◆ **Exercise requirements**: From the entries below, say how many lines carry the word "page", and give nothing but the number.

___ Task inputs ___

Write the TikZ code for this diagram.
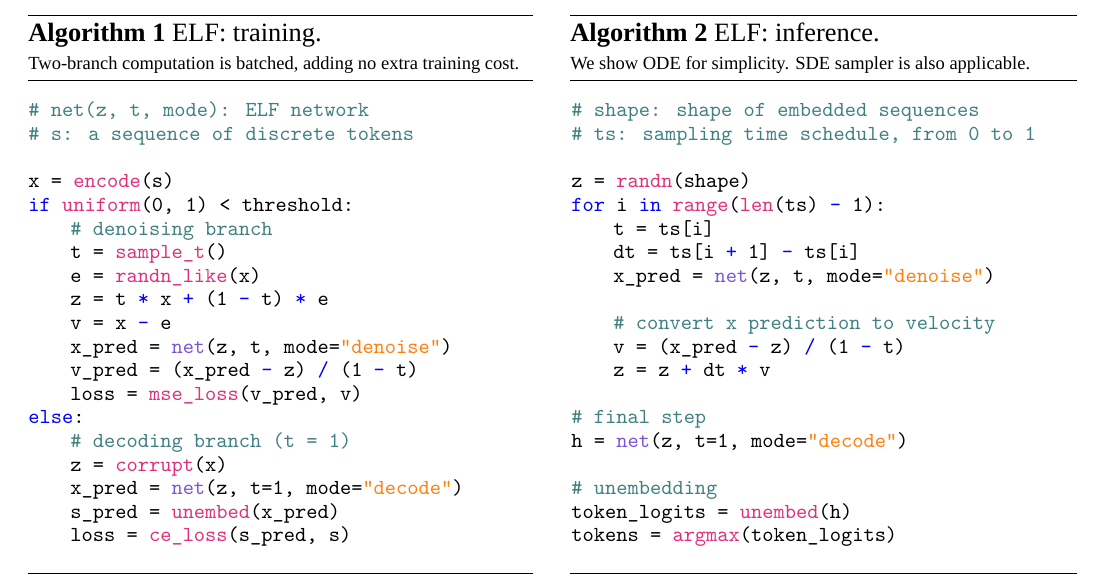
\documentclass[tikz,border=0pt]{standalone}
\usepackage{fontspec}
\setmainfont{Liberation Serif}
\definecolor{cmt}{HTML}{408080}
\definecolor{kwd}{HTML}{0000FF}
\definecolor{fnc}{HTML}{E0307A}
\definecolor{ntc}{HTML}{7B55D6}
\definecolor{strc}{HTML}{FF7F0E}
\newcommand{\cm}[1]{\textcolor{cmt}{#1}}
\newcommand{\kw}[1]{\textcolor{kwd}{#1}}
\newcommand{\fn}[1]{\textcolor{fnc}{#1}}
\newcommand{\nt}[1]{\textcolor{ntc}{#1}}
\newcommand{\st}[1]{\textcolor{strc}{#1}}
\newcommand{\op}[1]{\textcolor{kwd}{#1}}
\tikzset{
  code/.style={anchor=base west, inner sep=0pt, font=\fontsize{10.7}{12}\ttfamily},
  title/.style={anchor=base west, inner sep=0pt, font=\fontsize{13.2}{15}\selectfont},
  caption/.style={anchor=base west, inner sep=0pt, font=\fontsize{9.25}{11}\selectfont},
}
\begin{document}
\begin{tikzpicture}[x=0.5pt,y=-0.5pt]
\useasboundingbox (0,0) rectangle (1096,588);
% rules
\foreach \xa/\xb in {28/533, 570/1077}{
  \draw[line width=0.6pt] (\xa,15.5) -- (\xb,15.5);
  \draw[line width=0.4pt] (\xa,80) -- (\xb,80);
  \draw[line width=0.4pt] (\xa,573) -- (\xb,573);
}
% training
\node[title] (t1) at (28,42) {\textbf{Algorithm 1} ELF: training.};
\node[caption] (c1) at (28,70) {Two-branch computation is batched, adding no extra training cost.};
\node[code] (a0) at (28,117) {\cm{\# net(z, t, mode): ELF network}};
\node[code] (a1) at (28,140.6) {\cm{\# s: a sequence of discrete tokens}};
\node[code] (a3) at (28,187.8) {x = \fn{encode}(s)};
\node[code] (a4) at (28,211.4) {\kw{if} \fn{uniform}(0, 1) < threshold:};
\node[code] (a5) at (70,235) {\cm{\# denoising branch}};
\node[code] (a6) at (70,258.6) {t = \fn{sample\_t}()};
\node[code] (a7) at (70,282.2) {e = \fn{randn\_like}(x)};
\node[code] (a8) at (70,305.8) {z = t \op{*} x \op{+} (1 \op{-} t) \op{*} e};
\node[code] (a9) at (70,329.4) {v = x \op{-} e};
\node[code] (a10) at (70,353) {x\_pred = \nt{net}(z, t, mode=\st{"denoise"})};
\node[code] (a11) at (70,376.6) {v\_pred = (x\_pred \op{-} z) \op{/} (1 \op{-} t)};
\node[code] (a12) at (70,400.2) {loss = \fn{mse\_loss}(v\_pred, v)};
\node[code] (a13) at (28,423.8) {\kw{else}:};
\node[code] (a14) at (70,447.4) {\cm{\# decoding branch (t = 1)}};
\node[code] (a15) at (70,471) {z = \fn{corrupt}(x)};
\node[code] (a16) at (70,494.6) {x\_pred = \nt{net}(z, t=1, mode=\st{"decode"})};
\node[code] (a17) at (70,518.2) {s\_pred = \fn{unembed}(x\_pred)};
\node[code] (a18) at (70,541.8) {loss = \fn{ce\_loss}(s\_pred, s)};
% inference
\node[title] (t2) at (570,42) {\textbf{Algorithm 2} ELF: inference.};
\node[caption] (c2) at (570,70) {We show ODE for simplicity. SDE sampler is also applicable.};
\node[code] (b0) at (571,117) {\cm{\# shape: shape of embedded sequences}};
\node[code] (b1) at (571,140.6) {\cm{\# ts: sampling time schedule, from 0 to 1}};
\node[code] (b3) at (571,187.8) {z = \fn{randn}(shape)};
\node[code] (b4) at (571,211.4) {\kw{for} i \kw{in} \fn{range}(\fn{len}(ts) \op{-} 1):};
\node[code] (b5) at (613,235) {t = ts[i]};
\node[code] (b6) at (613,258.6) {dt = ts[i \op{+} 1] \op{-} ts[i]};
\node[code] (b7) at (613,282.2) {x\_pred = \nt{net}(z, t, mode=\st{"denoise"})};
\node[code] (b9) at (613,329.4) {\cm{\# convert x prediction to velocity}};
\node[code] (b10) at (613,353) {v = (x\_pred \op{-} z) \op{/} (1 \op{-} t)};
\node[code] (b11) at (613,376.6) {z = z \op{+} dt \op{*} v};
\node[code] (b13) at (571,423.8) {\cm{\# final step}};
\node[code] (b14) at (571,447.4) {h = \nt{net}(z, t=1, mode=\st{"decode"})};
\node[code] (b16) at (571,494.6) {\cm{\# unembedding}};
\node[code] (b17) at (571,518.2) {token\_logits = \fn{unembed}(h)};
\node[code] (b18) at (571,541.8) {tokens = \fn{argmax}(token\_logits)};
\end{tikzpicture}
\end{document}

___
___ Task inputs ___

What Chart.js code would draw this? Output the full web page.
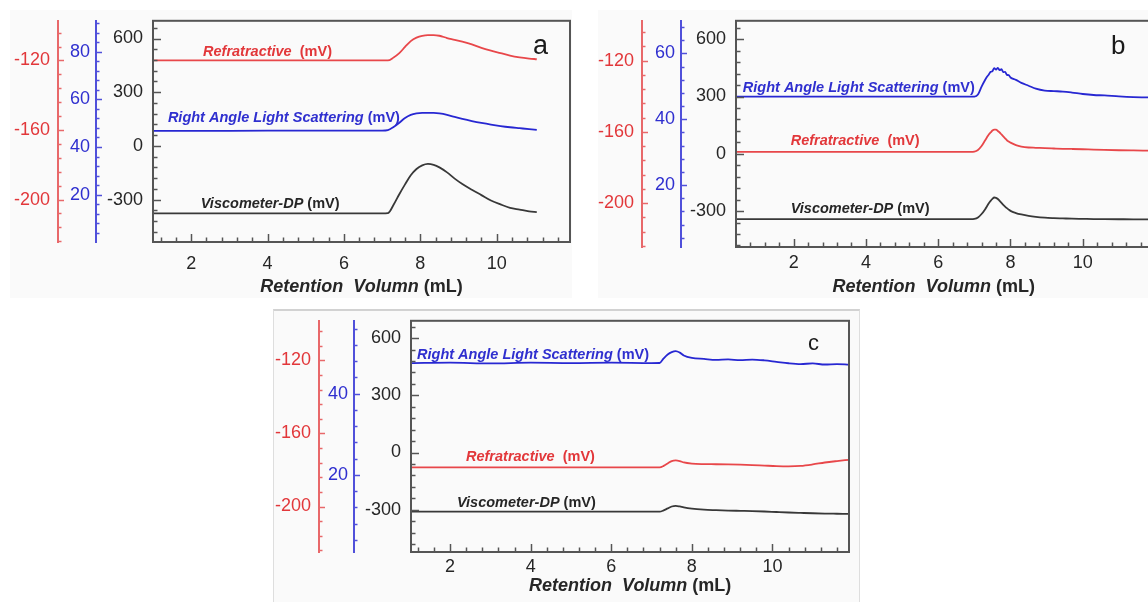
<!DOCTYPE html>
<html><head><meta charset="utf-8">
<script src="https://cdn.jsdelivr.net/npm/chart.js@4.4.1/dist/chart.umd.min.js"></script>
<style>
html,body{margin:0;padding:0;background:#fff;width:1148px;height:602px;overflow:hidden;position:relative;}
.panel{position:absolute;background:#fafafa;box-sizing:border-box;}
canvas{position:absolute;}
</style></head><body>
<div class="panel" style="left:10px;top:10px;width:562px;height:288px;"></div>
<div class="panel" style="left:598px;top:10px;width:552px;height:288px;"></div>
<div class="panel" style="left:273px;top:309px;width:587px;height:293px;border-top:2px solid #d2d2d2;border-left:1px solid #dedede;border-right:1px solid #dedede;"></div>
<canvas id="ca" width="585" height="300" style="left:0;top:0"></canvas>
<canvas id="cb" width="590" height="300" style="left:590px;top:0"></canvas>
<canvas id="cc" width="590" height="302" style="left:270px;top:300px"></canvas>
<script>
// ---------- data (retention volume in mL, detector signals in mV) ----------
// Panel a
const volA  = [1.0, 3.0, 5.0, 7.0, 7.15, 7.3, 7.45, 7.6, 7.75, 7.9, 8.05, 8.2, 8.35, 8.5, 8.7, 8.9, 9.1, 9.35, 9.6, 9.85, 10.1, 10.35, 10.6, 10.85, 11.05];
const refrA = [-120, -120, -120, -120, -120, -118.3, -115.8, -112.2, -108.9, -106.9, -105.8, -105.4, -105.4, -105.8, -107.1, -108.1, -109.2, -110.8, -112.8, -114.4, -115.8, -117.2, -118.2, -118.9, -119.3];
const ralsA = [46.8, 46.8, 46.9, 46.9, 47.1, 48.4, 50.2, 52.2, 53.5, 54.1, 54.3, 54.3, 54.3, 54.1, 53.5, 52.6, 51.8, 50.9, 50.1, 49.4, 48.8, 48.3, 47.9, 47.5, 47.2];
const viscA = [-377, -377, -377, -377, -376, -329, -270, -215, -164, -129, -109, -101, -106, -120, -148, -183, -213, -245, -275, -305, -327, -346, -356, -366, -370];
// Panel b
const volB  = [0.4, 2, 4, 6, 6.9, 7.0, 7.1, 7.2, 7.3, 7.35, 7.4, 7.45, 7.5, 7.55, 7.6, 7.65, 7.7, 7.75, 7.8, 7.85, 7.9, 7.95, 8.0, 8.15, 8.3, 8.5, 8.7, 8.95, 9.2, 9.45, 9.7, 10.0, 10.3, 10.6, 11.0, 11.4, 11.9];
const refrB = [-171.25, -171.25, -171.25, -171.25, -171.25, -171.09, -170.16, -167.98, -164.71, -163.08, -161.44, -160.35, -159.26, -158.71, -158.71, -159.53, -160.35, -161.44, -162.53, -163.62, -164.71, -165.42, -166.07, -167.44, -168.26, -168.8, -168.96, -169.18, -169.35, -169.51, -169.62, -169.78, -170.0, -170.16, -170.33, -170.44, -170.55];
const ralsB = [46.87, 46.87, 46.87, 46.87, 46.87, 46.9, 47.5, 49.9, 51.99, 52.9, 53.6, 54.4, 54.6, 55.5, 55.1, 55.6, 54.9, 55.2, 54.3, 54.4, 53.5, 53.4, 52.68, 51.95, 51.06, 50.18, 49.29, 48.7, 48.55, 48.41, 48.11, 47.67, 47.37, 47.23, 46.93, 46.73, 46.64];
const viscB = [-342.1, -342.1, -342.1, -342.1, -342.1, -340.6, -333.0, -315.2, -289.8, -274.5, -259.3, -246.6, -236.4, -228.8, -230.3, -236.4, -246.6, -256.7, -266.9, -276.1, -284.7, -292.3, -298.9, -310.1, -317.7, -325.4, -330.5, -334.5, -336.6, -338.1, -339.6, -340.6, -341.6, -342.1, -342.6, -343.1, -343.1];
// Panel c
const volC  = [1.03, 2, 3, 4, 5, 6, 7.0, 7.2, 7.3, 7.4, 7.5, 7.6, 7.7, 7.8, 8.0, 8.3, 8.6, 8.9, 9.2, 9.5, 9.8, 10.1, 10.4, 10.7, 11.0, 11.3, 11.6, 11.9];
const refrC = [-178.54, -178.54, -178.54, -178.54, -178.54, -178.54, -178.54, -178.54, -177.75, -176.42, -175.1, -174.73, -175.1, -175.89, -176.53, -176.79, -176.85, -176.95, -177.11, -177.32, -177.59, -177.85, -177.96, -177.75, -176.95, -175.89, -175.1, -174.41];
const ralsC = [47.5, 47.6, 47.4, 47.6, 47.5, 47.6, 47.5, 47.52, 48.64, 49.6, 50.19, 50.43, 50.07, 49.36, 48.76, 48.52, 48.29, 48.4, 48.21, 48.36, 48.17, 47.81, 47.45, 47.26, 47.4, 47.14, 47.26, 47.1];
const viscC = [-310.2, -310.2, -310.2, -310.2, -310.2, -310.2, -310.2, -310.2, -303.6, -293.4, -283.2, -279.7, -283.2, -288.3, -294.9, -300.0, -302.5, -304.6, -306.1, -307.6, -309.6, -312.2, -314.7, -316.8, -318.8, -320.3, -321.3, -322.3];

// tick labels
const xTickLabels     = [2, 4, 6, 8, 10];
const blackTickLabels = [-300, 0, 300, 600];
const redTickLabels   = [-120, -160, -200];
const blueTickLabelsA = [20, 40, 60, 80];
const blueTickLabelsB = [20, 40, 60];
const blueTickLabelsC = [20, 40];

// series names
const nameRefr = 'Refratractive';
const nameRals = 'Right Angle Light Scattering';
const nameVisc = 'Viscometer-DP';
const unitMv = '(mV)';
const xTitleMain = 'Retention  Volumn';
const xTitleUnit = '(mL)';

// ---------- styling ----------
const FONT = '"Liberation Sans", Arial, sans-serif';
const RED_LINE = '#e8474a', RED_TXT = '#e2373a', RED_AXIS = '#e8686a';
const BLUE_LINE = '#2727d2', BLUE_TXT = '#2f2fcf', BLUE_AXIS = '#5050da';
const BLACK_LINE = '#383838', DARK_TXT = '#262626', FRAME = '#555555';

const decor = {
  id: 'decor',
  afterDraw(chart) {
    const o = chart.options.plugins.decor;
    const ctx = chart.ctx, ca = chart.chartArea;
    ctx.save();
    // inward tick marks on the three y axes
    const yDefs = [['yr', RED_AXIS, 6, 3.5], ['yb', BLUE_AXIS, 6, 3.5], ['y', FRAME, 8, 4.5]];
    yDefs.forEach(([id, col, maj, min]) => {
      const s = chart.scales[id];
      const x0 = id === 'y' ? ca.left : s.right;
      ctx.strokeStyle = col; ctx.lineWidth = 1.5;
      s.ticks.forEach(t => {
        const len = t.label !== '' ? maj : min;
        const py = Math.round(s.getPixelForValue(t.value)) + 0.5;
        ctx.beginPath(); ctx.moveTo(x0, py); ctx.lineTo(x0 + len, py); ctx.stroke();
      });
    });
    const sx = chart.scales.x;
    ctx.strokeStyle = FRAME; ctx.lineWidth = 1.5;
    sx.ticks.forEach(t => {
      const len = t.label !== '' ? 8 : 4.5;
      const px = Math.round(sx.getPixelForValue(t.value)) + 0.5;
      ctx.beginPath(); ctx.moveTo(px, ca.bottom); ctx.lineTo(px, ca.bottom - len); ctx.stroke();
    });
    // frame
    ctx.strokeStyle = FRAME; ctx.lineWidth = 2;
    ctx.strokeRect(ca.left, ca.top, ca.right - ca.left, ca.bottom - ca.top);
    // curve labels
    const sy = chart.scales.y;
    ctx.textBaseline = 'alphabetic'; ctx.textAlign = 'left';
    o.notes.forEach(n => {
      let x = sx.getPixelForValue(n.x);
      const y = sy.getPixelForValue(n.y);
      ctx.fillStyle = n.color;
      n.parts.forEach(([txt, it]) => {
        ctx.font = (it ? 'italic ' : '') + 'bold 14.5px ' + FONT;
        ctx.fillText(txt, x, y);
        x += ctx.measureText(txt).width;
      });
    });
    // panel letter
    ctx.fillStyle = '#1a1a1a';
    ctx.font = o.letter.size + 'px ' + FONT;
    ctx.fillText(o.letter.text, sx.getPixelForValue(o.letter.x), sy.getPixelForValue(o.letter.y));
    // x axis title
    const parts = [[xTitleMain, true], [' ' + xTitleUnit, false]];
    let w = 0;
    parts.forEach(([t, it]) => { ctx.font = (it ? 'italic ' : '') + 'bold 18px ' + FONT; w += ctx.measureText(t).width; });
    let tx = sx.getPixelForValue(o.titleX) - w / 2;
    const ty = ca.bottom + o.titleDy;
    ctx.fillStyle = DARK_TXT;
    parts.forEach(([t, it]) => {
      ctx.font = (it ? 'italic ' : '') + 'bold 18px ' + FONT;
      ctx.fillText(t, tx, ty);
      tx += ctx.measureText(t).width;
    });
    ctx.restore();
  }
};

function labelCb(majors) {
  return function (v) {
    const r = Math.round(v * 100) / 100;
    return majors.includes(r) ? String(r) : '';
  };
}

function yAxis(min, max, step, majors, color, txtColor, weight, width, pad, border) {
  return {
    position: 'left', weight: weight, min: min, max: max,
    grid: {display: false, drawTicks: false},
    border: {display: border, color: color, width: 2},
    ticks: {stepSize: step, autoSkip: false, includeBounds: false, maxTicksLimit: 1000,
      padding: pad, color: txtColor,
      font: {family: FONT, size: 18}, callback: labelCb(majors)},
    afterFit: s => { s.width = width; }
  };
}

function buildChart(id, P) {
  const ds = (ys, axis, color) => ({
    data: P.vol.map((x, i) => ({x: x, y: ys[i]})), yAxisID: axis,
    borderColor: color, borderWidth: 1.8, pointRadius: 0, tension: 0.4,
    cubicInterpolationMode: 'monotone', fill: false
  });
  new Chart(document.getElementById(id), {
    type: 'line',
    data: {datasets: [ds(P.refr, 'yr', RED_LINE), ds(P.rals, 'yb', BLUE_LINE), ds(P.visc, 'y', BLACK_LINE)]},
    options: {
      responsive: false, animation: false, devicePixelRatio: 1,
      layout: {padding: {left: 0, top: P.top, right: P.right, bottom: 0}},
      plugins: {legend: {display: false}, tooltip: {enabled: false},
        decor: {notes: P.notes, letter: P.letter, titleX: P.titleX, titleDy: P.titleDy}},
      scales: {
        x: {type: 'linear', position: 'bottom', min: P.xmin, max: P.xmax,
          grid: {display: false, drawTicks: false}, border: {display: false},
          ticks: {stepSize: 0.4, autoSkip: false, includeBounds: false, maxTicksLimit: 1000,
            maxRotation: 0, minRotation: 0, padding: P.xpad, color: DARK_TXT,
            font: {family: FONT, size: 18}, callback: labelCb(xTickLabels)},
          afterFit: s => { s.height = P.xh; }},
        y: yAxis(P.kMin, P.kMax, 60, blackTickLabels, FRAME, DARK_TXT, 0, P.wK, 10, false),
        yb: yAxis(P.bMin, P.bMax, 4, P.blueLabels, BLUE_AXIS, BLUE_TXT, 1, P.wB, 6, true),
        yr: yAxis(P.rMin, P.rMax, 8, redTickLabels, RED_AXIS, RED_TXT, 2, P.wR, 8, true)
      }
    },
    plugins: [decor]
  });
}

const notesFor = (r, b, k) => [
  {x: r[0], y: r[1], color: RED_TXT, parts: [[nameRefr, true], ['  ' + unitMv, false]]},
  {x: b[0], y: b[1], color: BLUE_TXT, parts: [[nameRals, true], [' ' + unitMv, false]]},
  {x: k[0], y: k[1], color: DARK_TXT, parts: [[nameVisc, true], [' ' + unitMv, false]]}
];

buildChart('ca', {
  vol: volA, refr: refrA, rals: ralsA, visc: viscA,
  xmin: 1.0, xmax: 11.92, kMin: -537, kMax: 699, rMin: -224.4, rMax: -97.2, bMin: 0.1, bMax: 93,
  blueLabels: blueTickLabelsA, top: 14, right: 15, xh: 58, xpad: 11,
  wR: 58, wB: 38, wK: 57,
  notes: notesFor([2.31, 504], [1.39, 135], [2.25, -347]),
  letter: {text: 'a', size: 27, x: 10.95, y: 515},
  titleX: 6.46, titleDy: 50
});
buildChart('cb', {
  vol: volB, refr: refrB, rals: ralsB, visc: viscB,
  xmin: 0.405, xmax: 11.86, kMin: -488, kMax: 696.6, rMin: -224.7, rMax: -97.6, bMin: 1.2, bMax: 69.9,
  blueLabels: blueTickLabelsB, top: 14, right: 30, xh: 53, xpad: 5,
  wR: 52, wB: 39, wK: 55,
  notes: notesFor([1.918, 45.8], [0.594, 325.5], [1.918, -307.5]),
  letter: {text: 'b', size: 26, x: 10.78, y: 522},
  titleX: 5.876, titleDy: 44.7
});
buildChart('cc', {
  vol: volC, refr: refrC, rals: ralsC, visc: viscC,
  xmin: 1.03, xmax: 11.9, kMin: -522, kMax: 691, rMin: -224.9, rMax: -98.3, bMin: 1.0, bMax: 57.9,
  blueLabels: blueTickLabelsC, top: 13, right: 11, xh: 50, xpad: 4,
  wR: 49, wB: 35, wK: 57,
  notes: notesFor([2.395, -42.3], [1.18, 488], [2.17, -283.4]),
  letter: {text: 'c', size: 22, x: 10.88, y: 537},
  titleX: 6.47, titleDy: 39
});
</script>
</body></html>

___
___ Task inputs ___

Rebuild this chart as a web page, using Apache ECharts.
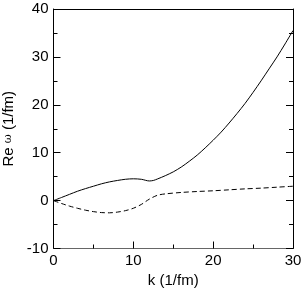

___

◆ **Final answer**: 2